- **Data for the task**
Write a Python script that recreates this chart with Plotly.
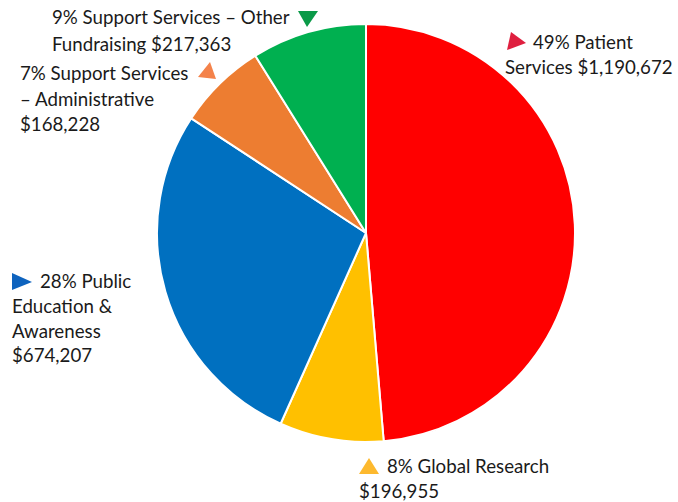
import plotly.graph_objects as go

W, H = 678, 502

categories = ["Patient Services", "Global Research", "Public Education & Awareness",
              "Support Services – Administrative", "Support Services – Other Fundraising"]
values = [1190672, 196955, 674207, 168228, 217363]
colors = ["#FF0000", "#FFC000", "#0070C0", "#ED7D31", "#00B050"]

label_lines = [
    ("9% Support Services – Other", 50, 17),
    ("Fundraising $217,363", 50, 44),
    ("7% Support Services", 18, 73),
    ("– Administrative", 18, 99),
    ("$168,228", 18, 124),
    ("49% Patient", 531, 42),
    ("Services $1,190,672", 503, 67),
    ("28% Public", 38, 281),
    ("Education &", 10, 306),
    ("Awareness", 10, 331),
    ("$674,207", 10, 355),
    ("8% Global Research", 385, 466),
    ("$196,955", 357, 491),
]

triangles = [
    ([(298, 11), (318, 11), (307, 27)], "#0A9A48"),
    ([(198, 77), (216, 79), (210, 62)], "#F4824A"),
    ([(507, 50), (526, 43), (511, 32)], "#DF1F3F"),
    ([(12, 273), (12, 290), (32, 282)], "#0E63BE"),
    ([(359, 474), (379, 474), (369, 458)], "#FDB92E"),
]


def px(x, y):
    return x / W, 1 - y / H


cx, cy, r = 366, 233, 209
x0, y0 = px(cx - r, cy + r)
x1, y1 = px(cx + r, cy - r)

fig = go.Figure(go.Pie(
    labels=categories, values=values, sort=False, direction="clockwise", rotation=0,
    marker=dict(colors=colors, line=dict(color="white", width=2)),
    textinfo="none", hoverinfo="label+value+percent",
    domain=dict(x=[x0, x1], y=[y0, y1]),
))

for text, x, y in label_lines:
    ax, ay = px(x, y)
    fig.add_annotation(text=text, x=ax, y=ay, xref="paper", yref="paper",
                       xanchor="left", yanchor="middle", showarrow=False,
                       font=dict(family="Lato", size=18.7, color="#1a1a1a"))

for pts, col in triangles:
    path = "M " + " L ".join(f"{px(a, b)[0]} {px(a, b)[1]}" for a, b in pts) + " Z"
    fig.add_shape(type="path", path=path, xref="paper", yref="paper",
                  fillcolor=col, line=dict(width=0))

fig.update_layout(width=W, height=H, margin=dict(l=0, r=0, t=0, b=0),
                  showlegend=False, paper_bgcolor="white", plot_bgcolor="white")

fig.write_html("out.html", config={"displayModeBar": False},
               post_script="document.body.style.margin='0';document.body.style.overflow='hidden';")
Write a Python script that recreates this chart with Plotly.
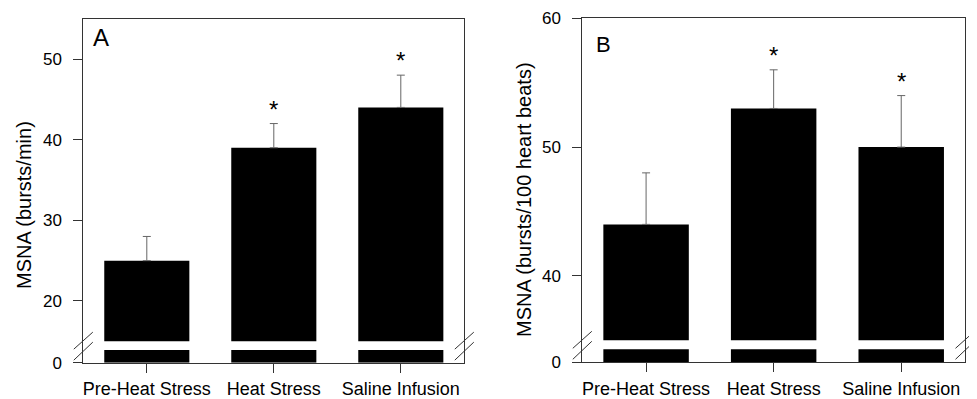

- **Work to do**
All of the material above is to be copied exactly, except for its images.

- **The response**
Write a Python script that recreates this chart with Plotly.
import plotly.graph_objects as go

W, H = 678, 502

categories = ["Patient Services", "Global Research", "Public Education & Awareness",
              "Support Services – Administrative", "Support Services – Other Fundraising"]
values = [1190672, 196955, 674207, 168228, 217363]
colors = ["#FF0000", "#FFC000", "#0070C0", "#ED7D31", "#00B050"]

label_lines = [
    ("9% Support Services – Other", 50, 17),
    ("Fundraising $217,363", 50, 44),
    ("7% Support Services", 18, 73),
    ("– Administrative", 18, 99),
    ("$168,228", 18, 124),
    ("49% Patient", 531, 42),
    ("Services $1,190,672", 503, 67),
    ("28% Public", 38, 281),
    ("Education &", 10, 306),
    ("Awareness", 10, 331),
    ("$674,207", 10, 355),
    ("8% Global Research", 385, 466),
    ("$196,955", 357, 491),
]

triangles = [
    ([(298, 11), (318, 11), (307, 27)], "#0A9A48"),
    ([(198, 77), (216, 79), (210, 62)], "#F4824A"),
    ([(507, 50), (526, 43), (511, 32)], "#DF1F3F"),
    ([(12, 273), (12, 290), (32, 282)], "#0E63BE"),
    ([(359, 474), (379, 474), (369, 458)], "#FDB92E"),
]


def px(x, y):
    return x / W, 1 - y / H


cx, cy, r = 366, 233, 209
x0, y0 = px(cx - r, cy + r)
x1, y1 = px(cx + r, cy - r)

fig = go.Figure(go.Pie(
    labels=categories, values=values, sort=False, direction="clockwise", rotation=0,
    marker=dict(colors=colors, line=dict(color="white", width=2)),
    textinfo="none", hoverinfo="label+value+percent",
    domain=dict(x=[x0, x1], y=[y0, y1]),
))

for text, x, y in label_lines:
    ax, ay = px(x, y)
    fig.add_annotation(text=text, x=ax, y=ay, xref="paper", yref="paper",
                       xanchor="left", yanchor="middle", showarrow=False,
                       font=dict(family="Lato", size=18.7, color="#1a1a1a"))

for pts, col in triangles:
    path = "M " + " L ".join(f"{px(a, b)[0]} {px(a, b)[1]}" for a, b in pts) + " Z"
    fig.add_shape(type="path", path=path, xref="paper", yref="paper",
                  fillcolor=col, line=dict(width=0))

fig.update_layout(width=W, height=H, margin=dict(l=0, r=0, t=0, b=0),
                  showlegend=False, paper_bgcolor="white", plot_bgcolor="white")

fig.write_html("out.html", config={"displayModeBar": False},
               post_script="document.body.style.margin='0';document.body.style.overflow='hidden';")
Write a Python script that recreates this chart with Plotly.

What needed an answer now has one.